Na cidade, a extrema-direita bolsonarista saiu ainda mais humilhada das urnas. Bolsonaro deu em Celso Russomanno (Republicanos), que costuma perder o fôlego logo no primeiro terço da travessia, um abraço de afogado. E vimos o que vimos. Na maior cidade do país, a direita e a centro-direita, com o apoio de algumas legendas um pouco mais à esquerda, MAS NÃO DE ESQUERDA, conseguiram colocar o seu candidato no segundo turno. Bruno Covas (PSDB) disputa a etapa final com Guilherme Boulos, do PSOL.

E aqui está a grande novidade desse pleito de 2020. Boulos é o maior vitorioso individual dessa saga eleitoral, ganhe ou perca a disputa. Já ganhou. Segundo as pesquisas, a vantagem do tucano é razoável, mas a prudência recomenda que não se anteveja a vitória certa.

De toda sorte, o líder de um movimento popular passou a ser uma referência nacional das esquerdas. E não está atrelado ao PT, por mais que a direita insista em fazer do PSOL uma espécie de costela do petismo. Sim, um derivou do outro, assim como os tucanos saíram do ventre do MDB. Mas não são a mesma coisa — e eu diria até: para o bem e para o mal. É para o bem porque o PSOL não tem de ser haver com a burocracia de um partido grande e com o peso de uma herança recente que foi depredada pelo lavajatismo e por erros da própria legenda.

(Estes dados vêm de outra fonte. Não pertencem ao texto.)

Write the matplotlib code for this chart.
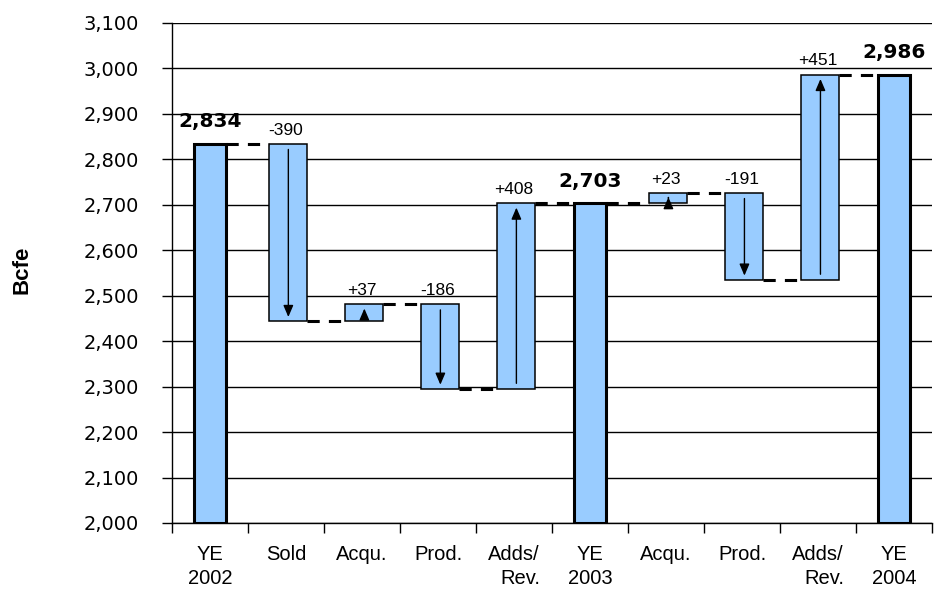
import matplotlib
matplotlib.use("Agg")
import matplotlib.pyplot as plt
from matplotlib.ticker import MultipleLocator, FuncFormatter

# Reserve walk, Bcfe
categories = ["YE\n2002", "Sold", "Acqu.", "Prod.", "Adds/\nRev.",
              "YE\n2003", "Acqu.", "Prod.", "Adds/\nRev.", "YE\n2004"]
kinds = ["total", "delta", "delta", "delta", "delta",
         "total", "delta", "delta", "delta", "total"]
values = [2834, -390, 37, -186, 408, 2703, 23, -191, 451, 2986]

y_min, y_max, y_step = 2000, 3100, 100

plt.rcParams["font.family"] = ["Liberation Sans", "DejaVu Sans"]

fig = plt.figure(figsize=(9.35, 5.97), dpi=100)
ax = fig.add_axes([0.184, 0.124, 0.813, 0.8375])

fill = "#99CCFF"
xs = list(range(len(categories)))

# running levels: start and end of each bar
starts, ends = [], []
level = 0
for k, v in zip(kinds, values):
    if k == "total":
        starts.append(y_min)
        ends.append(v)
        level = v
    else:
        starts.append(level)
        level = level + v
        ends.append(level)

total_w, delta_w = 0.42, 0.5
widths = [total_w if k == "total" else delta_w for k in kinds]
offs = [0 if k == "total" else 0.03 for k in kinds]

for x, k, s, e, w, v, o in zip(xs, kinds, starts, ends, widths, values, offs):
    lo, hi = min(s, e), max(s, e)
    if k == "total":
        ax.bar(x + o, hi - lo, bottom=lo, width=w, color=fill,
               edgecolor="black", linewidth=2.2, zorder=3)
        ax.text(x, hi + 28, f"{v:,}", ha="center", va="bottom",
                fontsize=14.5, fontweight="bold", family="DejaVu Sans",
                zorder=5)
    else:
        ax.bar(x + o, hi - lo, bottom=lo, width=w, color=fill,
               edgecolor="black", linewidth=1.1, zorder=3)
        ax.annotate("", xy=(x + o, e), xytext=(x + o, s),
                    arrowprops=dict(arrowstyle="-|>,head_length=0.7,head_width=0.3",
                                    color="black", lw=1.0,
                                    shrinkA=4, shrinkB=3),
                    zorder=4)
        ax.text(x, hi + 14, f"{v:+d}", ha="center", va="bottom",
                fontsize=12.5, zorder=5)

# dashed connectors between consecutive bars
for i in range(len(xs) - 1):
    lvl = ends[i]
    x0 = xs[i] + offs[i] + widths[i] / 2
    x1 = xs[i + 1] + offs[i + 1] - widths[i + 1] / 2
    ax.plot([x0, x1], [lvl, lvl], color="black", lw=2.2,
            linestyle=(0, (4, 3)), zorder=4, solid_capstyle="butt")

ax.set_xlim(-0.5, len(categories) - 0.5)
ax.set_ylim(y_min, y_max)
ax.yaxis.set_major_locator(MultipleLocator(y_step))
ax.yaxis.set_major_formatter(FuncFormatter(lambda v, p: f"{int(v):,}"))
ax.grid(axis="y", color="black", linewidth=1.0, zorder=1)
ax.set_axisbelow(True)

for side in ("top", "right"):
    ax.spines[side].set_visible(False)
ax.spines["left"].set_linewidth(1.0)
ax.spines["bottom"].set_linewidth(1.0)

ax.set_xticks([i - 0.5 for i in range(len(categories) + 1)], minor=False)
ax.set_xticklabels([])
ax.set_xticks(xs, minor=True)
ax.set_xticklabels(categories, minor=True, fontsize=14.5, linespacing=1.35)
ax.tick_params(axis="x", which="major", length=7, width=1, direction="out")
ax.tick_params(axis="x", which="minor", length=0, pad=16)
ax.tick_params(axis="y", length=7, width=1, direction="out", pad=17,
               labelsize=14, labelfontfamily="DejaVu Sans")
for lab, cat in zip(ax.get_xticklabels(minor=True), categories):
    lab.set_multialignment("center" if cat.startswith("YE") else "right")

ax.set_ylabel("Bcfe", fontsize=16, fontweight="bold")
ax.yaxis.set_label_coords(-0.183, 0.506)

fig.savefig("out.png", dpi=100)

É para o mal porque o discurso acentuadamente de esquerda tende, em princípio, a afastar eleitores mais conservadores. Sem uma fatia do conservadorismo, fica difícil vencer uma eleição.

De todo modo, Boulos fez uma campanha que conseguiu, vamos dizer, aplainar os relevos mais incômodos da legenda e da sua própria figura de militante de uma causa — um prefeito administra a cidade de todos —; renovou a linguagem da postulação de esquerda; atraiu parcela considerável dos jovens para a ideia de mudança e o fez sem demonizar a política.

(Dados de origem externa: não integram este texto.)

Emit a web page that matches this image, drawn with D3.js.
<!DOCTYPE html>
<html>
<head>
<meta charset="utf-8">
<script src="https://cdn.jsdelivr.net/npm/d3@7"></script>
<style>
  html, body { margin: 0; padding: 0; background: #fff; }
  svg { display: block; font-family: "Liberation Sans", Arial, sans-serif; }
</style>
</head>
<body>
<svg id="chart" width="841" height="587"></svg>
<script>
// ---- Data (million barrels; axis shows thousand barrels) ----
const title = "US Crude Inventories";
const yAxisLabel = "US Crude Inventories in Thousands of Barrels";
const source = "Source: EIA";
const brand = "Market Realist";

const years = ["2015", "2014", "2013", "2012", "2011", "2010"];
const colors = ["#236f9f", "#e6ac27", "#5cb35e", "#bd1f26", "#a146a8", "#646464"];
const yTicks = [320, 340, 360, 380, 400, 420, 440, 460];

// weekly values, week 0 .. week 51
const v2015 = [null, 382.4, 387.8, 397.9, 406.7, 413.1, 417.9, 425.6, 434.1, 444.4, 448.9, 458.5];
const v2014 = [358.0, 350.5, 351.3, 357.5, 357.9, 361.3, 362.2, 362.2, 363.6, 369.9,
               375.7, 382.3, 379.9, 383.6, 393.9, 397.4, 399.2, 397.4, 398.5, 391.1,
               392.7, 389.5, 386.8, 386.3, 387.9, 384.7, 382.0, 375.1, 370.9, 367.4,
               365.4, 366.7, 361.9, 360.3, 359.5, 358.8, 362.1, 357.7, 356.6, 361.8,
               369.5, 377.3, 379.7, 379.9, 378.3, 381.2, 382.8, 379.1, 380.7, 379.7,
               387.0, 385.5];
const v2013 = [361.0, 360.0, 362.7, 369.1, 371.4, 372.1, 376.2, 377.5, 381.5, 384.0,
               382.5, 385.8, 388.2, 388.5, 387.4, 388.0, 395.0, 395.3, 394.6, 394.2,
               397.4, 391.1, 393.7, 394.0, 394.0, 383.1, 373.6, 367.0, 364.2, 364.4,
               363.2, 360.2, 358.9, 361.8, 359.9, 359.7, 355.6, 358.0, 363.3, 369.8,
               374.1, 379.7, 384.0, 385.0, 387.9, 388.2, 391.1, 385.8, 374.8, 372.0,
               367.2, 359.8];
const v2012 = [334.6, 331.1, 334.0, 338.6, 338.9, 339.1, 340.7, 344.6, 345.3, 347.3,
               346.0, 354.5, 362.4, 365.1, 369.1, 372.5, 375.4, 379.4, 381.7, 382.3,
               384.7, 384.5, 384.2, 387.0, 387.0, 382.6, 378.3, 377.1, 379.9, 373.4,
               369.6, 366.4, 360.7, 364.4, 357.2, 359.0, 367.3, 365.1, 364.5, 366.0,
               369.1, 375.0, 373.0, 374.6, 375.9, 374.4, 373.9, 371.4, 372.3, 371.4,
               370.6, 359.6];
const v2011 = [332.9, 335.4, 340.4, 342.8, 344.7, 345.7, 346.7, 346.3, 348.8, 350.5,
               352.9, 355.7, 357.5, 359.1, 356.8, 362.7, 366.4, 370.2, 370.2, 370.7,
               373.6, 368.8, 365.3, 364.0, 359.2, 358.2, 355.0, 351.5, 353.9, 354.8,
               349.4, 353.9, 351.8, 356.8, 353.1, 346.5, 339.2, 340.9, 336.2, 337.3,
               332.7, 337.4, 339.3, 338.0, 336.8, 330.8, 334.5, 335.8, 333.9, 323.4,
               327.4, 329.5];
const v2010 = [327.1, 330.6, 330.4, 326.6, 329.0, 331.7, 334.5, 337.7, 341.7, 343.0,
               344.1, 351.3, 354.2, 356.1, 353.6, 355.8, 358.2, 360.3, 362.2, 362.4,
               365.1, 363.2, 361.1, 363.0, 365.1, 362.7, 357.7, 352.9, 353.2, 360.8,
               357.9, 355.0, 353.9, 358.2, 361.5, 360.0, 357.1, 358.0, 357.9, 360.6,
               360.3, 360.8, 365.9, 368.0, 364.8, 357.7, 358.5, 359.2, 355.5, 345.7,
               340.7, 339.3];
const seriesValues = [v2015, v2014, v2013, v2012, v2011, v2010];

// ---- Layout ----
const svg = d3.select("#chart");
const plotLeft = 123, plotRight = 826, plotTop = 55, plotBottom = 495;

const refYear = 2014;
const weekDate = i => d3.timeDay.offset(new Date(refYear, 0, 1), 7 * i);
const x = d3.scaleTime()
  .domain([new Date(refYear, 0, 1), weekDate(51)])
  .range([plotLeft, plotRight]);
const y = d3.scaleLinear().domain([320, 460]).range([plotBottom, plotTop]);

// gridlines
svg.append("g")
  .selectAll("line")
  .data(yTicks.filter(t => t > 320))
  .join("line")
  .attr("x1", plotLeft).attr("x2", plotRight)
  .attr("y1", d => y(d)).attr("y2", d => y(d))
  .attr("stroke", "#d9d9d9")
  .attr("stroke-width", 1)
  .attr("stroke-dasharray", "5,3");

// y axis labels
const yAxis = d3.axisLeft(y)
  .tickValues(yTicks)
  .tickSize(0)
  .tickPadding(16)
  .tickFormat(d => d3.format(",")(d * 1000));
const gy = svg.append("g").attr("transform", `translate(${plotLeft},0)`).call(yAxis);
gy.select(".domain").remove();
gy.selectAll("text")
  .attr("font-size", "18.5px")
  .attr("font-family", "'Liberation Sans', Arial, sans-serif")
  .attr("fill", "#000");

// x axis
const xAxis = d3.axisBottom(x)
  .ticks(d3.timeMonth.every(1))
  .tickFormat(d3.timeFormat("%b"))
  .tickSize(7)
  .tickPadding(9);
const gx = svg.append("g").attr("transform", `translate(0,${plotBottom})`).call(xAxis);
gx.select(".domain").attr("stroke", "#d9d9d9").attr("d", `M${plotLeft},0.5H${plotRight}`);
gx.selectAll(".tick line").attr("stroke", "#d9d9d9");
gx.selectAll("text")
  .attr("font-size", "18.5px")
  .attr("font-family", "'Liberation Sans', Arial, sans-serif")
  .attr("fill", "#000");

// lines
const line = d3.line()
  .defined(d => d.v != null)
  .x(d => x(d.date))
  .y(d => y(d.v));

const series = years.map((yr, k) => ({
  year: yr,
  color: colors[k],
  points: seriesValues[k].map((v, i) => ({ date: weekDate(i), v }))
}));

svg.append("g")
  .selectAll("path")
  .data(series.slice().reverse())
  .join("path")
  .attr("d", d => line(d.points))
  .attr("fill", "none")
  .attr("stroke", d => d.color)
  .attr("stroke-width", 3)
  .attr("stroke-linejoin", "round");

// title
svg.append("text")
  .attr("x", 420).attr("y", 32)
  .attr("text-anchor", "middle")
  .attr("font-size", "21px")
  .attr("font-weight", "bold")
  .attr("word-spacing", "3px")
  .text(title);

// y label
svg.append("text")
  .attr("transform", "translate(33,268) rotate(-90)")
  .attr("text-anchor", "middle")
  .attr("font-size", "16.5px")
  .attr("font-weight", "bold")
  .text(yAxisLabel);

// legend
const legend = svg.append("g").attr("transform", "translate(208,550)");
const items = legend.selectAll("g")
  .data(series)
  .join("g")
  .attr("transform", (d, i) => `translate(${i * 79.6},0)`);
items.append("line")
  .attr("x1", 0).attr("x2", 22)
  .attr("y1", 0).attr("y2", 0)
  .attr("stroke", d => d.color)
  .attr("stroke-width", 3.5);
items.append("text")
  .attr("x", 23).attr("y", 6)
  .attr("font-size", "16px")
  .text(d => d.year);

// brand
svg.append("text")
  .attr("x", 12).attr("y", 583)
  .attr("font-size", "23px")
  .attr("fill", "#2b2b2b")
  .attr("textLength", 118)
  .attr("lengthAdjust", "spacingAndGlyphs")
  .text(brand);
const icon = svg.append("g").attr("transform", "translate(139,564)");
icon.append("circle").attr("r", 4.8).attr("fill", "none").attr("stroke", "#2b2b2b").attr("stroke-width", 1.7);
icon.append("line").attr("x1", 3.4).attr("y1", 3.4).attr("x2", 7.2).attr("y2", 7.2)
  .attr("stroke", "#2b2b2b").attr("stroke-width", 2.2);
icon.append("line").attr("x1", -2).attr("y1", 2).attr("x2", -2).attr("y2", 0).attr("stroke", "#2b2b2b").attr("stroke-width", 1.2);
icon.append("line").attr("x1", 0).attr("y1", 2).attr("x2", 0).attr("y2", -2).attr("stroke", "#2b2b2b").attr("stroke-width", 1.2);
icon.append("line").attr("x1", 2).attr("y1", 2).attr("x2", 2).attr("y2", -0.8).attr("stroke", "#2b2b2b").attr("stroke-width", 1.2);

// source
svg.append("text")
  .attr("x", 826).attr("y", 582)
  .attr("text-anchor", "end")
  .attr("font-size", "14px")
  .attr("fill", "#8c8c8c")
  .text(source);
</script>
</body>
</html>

O PT, se tiver disposição, tem uma lição a tirar da disputa de São Paulo: a causa da igualdade e da justiça social persiste, mas não se pode ambicionar o seu monopólio, especialmente quando o petismo está ainda muito marcado pela voragem lavajatista.

Ainda que não seja um petista a enfrentar o tucano no segundo turno, há algo do "velho normal" no enfrentamento na cidade. O abismo de extrema-direita em que o país caiu em 2018 não é um perigo que ronda a capital neste ano. Haverá o enfrentamento entre a esquerda/centro-direita e a direita democráticas. E isso, convenham, é bastante tradicional, não? Diria mais: saudavelmente tradicional.

Os adversários de Boulos são aqueles que deveriam ter estado juntos em 2018, com uma candidatura única contra Bolsonaro no terreno da não-esquerda, e o candidato do PSOL operou o prodígio de ser o nome que conseguiu congregar Lula, Ciro Gomes e Marina Silva. É claro que não se deve tomar esse arranjo municipal como antecipação da disputa presidencial, mas, igualmente, ele não pode ser ignorado.

O PDT de Ciro Gomes, que declara uma problemática neutralidade no Rio (nem mesmo o voto contra Crivella se ouviu com clareza), precisa pensar seus acertos e erros se quer mais do que simplesmente ajustar contas com o PT. E o PT, por óbvio, tem de voltar à prancheta para saber se um eventual candidato seu, caso estivesse no segundo turno em São Paulo, seria tão competitivo como Boulos — e olhem que, contra este, pesa ainda, em certos setores, a pecha de "radical". Ou por outra: ser um protagonista real em 2022 supõe necessariamente ser o titular da candidatura de esquerda e centro-esquerda?

Foi preciso, em suma, que um nome contestasse o statu quo das legendas ditas "progressistas" para que os líderes, então, se unissem na defesa de um nome. Não foi o que se viu, como é evidente, em 2018. E o desempenho de Boulos, ganhe ou perca, reitero, não antecipa um acordo. Mas uma coisa é certa: ele mostra que isso é possível.